Repeat, exactly and completely, the material that follows. Omit the pictures.

§ RAW DATA:
------------------------------
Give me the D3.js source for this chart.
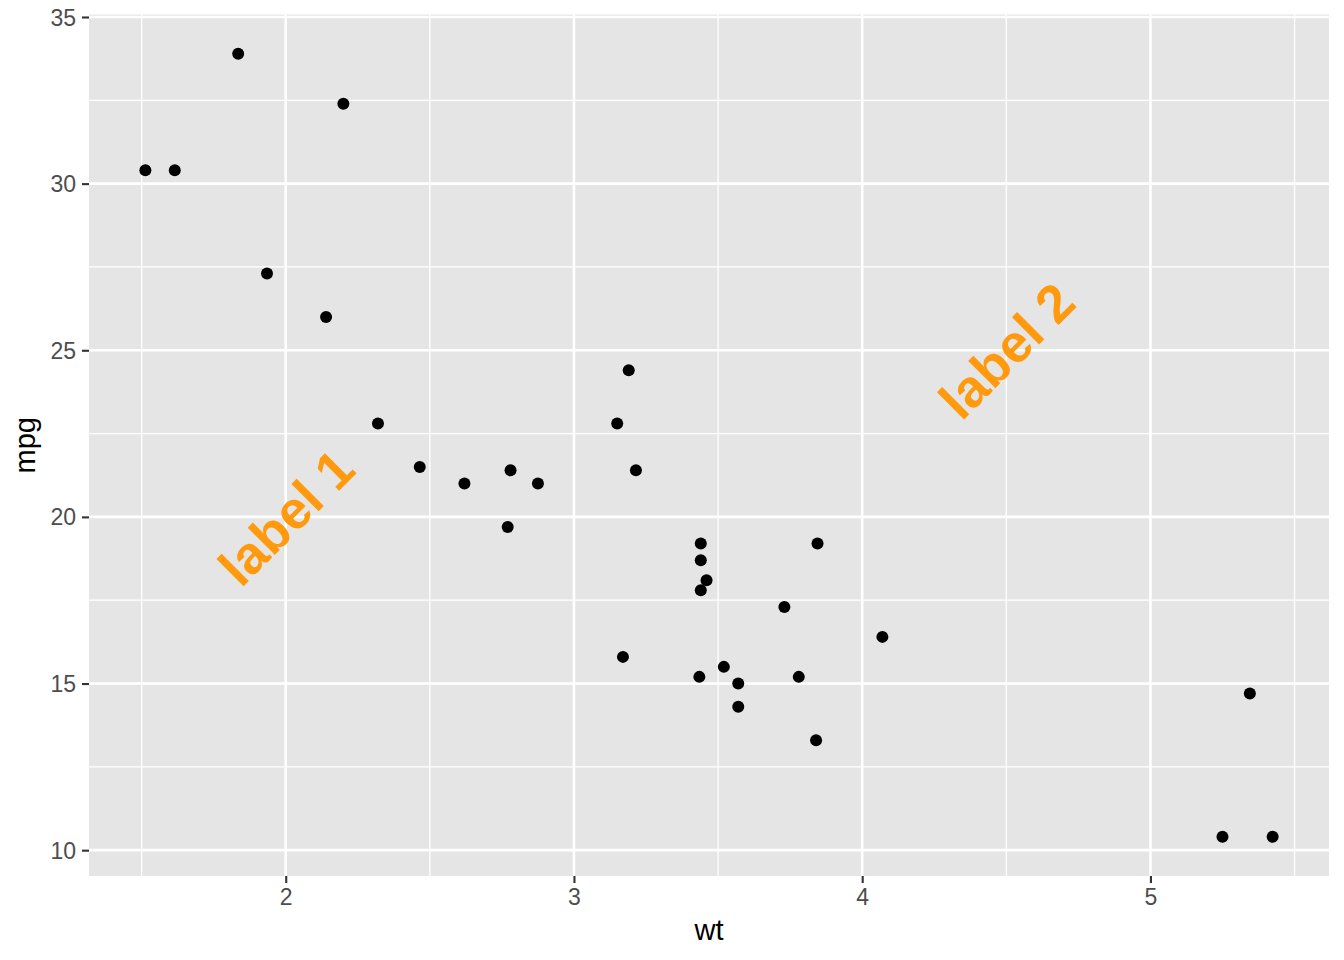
<!DOCTYPE html>
<html>
<head>
<meta charset="utf-8">
<script src="https://cdn.jsdelivr.net/npm/d3@7"></script>
<style>
  body { margin: 0; background: #fff; }
  svg text { font-family: "Liberation Sans", Arial, Helvetica, sans-serif; }
</style>
</head>
<body>
<div id="chart"></div>
<script>
// mtcars: weight vs miles per gallon
var wt = [2.620, 2.875, 2.320, 3.215, 3.440, 3.460, 3.570, 3.190, 3.150, 3.440,
          3.440, 4.070, 3.730, 3.780, 5.250, 5.424, 5.345, 2.200, 1.615, 1.835,
          2.465, 3.520, 3.435, 3.840, 3.845, 1.935, 2.140, 1.513, 3.170, 2.770,
          3.570, 2.780]
var mpg = [21.0, 21.0, 22.8, 21.4, 18.7, 18.1, 14.3, 24.4, 22.8, 19.2,
           17.8, 16.4, 17.3, 15.2, 10.4, 10.4, 14.7, 32.4, 30.4, 33.9,
           21.5, 15.5, 15.2, 13.3, 19.2, 27.3, 26.0, 30.4, 15.8, 19.7,
           15.0, 21.4]

var xTicks = [2, 3, 4, 5]
var xMinor = [1.5, 2.5, 3.5, 4.5, 5.5]
var yTicks = [10, 15, 20, 25, 30, 35]
var yMinor = [12.5, 17.5, 22.5, 27.5, 32.5]

var labelText = ['label 1', 'label 2']
var labelX = [2, 4.5]
var labelY = [20, 25]

var margin = {top: 14.5, right: 15, bottom: 84, left: 89},
  width = 1344 - margin.left - margin.right,
  height = 960 - margin.top - margin.bottom

var svg = d3.select('#chart')
  .append('svg')
    .attr('width', 1344)
    .attr('height', 960)
  .append('g')
    .attr('transform', 'translate(' + margin.left + ',' + margin.top + ')')

// ggplot style 5% expansion
var xr = d3.extent(wt), yr = d3.extent(mpg)
var xpad = (xr[1] - xr[0]) * 0.05, ypad = (yr[1] - yr[0]) * 0.05

var x_scale = d3.scaleLinear()
  .domain([xr[0] - xpad, xr[1] + xpad])
  .range([0, width])

var y_scale = d3.scaleLinear()
  .domain([yr[0] - ypad, yr[1] + ypad])
  .range([height, 0])

svg.append('rect')
  .attr('width', width)
  .attr('height', height)
  .attr('fill', '#E5E5E5')

// grid
var inX = function(v) { return v >= x_scale.domain()[0] && v <= x_scale.domain()[1] }
var inY = function(v) { return v >= y_scale.domain()[0] && v <= y_scale.domain()[1] }

svg.selectAll('.minor-x').data(xMinor.filter(inX)).enter().append('line')
  .attr('x1', d => x_scale(d)).attr('x2', d => x_scale(d))
  .attr('y1', 0).attr('y2', height)
  .attr('stroke', '#fff').attr('stroke-width', 1.3)
svg.selectAll('.minor-y').data(yMinor.filter(inY)).enter().append('line')
  .attr('y1', d => y_scale(d)).attr('y2', d => y_scale(d))
  .attr('x1', 0).attr('x2', width)
  .attr('stroke', '#fff').attr('stroke-width', 1.3)
svg.selectAll('.major-x').data(xTicks).enter().append('line')
  .attr('x1', d => x_scale(d)).attr('x2', d => x_scale(d))
  .attr('y1', 0).attr('y2', height)
  .attr('stroke', '#fff').attr('stroke-width', 2.6)
svg.selectAll('.major-y').data(yTicks).enter().append('line')
  .attr('y1', d => y_scale(d)).attr('y2', d => y_scale(d))
  .attr('x1', 0).attr('x2', width)
  .attr('stroke', '#fff').attr('stroke-width', 2.6)

// axes
var x_axis = d3.axisBottom(x_scale).tickValues(xTicks).tickFormat(d3.format('d')).tickSize(7).tickPadding(5)
var y_axis = d3.axisLeft(y_scale).tickValues(yTicks).tickFormat(d3.format('d')).tickSize(7).tickPadding(6)

var gx = svg.append('g')
  .attr('class', 'axis x-axis')
  .attr('transform', 'translate(0,' + height + ')')
  .call(x_axis)
var gy = svg.append('g')
  .attr('class', 'axis y-axis')
  .call(y_axis)

svg.selectAll('.axis .domain').remove()
svg.selectAll('.axis .tick line').attr('stroke', '#333333').attr('stroke-width', 2.1)
svg.selectAll('.axis .tick text')
  .attr('fill', '#4D4D4D')
  .style('font-size', '23px')
gy.selectAll('.tick text').attr('dy', '0.35em')
gx.selectAll('.tick text').attr('dy', '0.76em')

// points
svg.selectAll('.pt')
  .data(wt)
  .enter()
  .append('circle')
  .attr('cx', d => x_scale(d))
  .attr('cy', (d, i) => y_scale(mpg[i]))
  .attr('r', 6)
  .attr('fill', '#000')

// annotations
svg.selectAll('.lab')
  .data(labelText)
  .enter()
  .append('text')
  .attr('transform', (d, i) => 'translate(' + x_scale(labelX[i]) + ',' + y_scale(labelY[i]) + ') rotate(-45)')
  .attr('text-anchor', 'middle')
  .attr('dy', '0.36em')
  .attr('fill', '#FF9A0E')
  .style('font-size', '53px')
  .style('font-weight', 'bold')
  .text(d => d)

// axis titles
svg.append('text')
  .attr('x', width / 2)
  .attr('y', height + 64)
  .attr('text-anchor', 'middle')
  .style('font-size', '29px')
  .attr('fill', '#000')
  .text('wt')

svg.append('text')
  .attr('transform', 'translate(' + (35 - margin.left) + ',' + height / 2 + ') rotate(-90)')
  .attr('text-anchor', 'middle')
  .style('font-size', '29px')
  .attr('fill', '#000')
  .text('mpg')
</script>
</body>
</html>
------------------------------
§ RESULT OF THE TASK:
Give me the D3.js source for this chart.
<!DOCTYPE html>
<html>
<head>
<meta charset="utf-8">
<script src="https://cdn.jsdelivr.net/npm/d3@7"></script>
<style>
  body { margin: 0; background: #fff; }
  svg text { font-family: "Liberation Sans", Arial, Helvetica, sans-serif; }
</style>
</head>
<body>
<div id="chart"></div>
<script>
// mtcars: weight vs miles per gallon
var wt = [2.620, 2.875, 2.320, 3.215, 3.440, 3.460, 3.570, 3.190, 3.150, 3.440,
          3.440, 4.070, 3.730, 3.780, 5.250, 5.424, 5.345, 2.200, 1.615, 1.835,
          2.465, 3.520, 3.435, 3.840, 3.845, 1.935, 2.140, 1.513, 3.170, 2.770,
          3.570, 2.780]
var mpg = [21.0, 21.0, 22.8, 21.4, 18.7, 18.1, 14.3, 24.4, 22.8, 19.2,
           17.8, 16.4, 17.3, 15.2, 10.4, 10.4, 14.7, 32.4, 30.4, 33.9,
           21.5, 15.5, 15.2, 13.3, 19.2, 27.3, 26.0, 30.4, 15.8, 19.7,
           15.0, 21.4]

var xTicks = [2, 3, 4, 5]
var xMinor = [1.5, 2.5, 3.5, 4.5, 5.5]
var yTicks = [10, 15, 20, 25, 30, 35]
var yMinor = [12.5, 17.5, 22.5, 27.5, 32.5]

var labelText = ['label 1', 'label 2']
var labelX = [2, 4.5]
var labelY = [20, 25]

var margin = {top: 14.5, right: 15, bottom: 84, left: 89},
  width = 1344 - margin.left - margin.right,
  height = 960 - margin.top - margin.bottom

var svg = d3.select('#chart')
  .append('svg')
    .attr('width', 1344)
    .attr('height', 960)
  .append('g')
    .attr('transform', 'translate(' + margin.left + ',' + margin.top + ')')

// ggplot style 5% expansion
var xr = d3.extent(wt), yr = d3.extent(mpg)
var xpad = (xr[1] - xr[0]) * 0.05, ypad = (yr[1] - yr[0]) * 0.05

var x_scale = d3.scaleLinear()
  .domain([xr[0] - xpad, xr[1] + xpad])
  .range([0, width])

var y_scale = d3.scaleLinear()
  .domain([yr[0] - ypad, yr[1] + ypad])
  .range([height, 0])

svg.append('rect')
  .attr('width', width)
  .attr('height', height)
  .attr('fill', '#E5E5E5')

// grid
var inX = function(v) { return v >= x_scale.domain()[0] && v <= x_scale.domain()[1] }
var inY = function(v) { return v >= y_scale.domain()[0] && v <= y_scale.domain()[1] }

svg.selectAll('.minor-x').data(xMinor.filter(inX)).enter().append('line')
  .attr('x1', d => x_scale(d)).attr('x2', d => x_scale(d))
  .attr('y1', 0).attr('y2', height)
  .attr('stroke', '#fff').attr('stroke-width', 1.3)
svg.selectAll('.minor-y').data(yMinor.filter(inY)).enter().append('line')
  .attr('y1', d => y_scale(d)).attr('y2', d => y_scale(d))
  .attr('x1', 0).attr('x2', width)
  .attr('stroke', '#fff').attr('stroke-width', 1.3)
svg.selectAll('.major-x').data(xTicks).enter().append('line')
  .attr('x1', d => x_scale(d)).attr('x2', d => x_scale(d))
  .attr('y1', 0).attr('y2', height)
  .attr('stroke', '#fff').attr('stroke-width', 2.6)
svg.selectAll('.major-y').data(yTicks).enter().append('line')
  .attr('y1', d => y_scale(d)).attr('y2', d => y_scale(d))
  .attr('x1', 0).attr('x2', width)
  .attr('stroke', '#fff').attr('stroke-width', 2.6)

// axes
var x_axis = d3.axisBottom(x_scale).tickValues(xTicks).tickFormat(d3.format('d')).tickSize(7).tickPadding(5)
var y_axis = d3.axisLeft(y_scale).tickValues(yTicks).tickFormat(d3.format('d')).tickSize(7).tickPadding(6)

var gx = svg.append('g')
  .attr('class', 'axis x-axis')
  .attr('transform', 'translate(0,' + height + ')')
  .call(x_axis)
var gy = svg.append('g')
  .attr('class', 'axis y-axis')
  .call(y_axis)

svg.selectAll('.axis .domain').remove()
svg.selectAll('.axis .tick line').attr('stroke', '#333333').attr('stroke-width', 2.1)
svg.selectAll('.axis .tick text')
  .attr('fill', '#4D4D4D')
  .style('font-size', '23px')
gy.selectAll('.tick text').attr('dy', '0.35em')
gx.selectAll('.tick text').attr('dy', '0.76em')

// points
svg.selectAll('.pt')
  .data(wt)
  .enter()
  .append('circle')
  .attr('cx', d => x_scale(d))
  .attr('cy', (d, i) => y_scale(mpg[i]))
  .attr('r', 6)
  .attr('fill', '#000')

// annotations
svg.selectAll('.lab')
  .data(labelText)
  .enter()
  .append('text')
  .attr('transform', (d, i) => 'translate(' + x_scale(labelX[i]) + ',' + y_scale(labelY[i]) + ') rotate(-45)')
  .attr('text-anchor', 'middle')
  .attr('dy', '0.36em')
  .attr('fill', '#FF9A0E')
  .style('font-size', '53px')
  .style('font-weight', 'bold')
  .text(d => d)

// axis titles
svg.append('text')
  .attr('x', width / 2)
  .attr('y', height + 64)
  .attr('text-anchor', 'middle')
  .style('font-size', '29px')
  .attr('fill', '#000')
  .text('wt')

svg.append('text')
  .attr('transform', 'translate(' + (35 - margin.left) + ',' + height / 2 + ') rotate(-90)')
  .attr('text-anchor', 'middle')
  .style('font-size', '29px')
  .attr('fill', '#000')
  .text('mpg')
</script>
</body>
</html>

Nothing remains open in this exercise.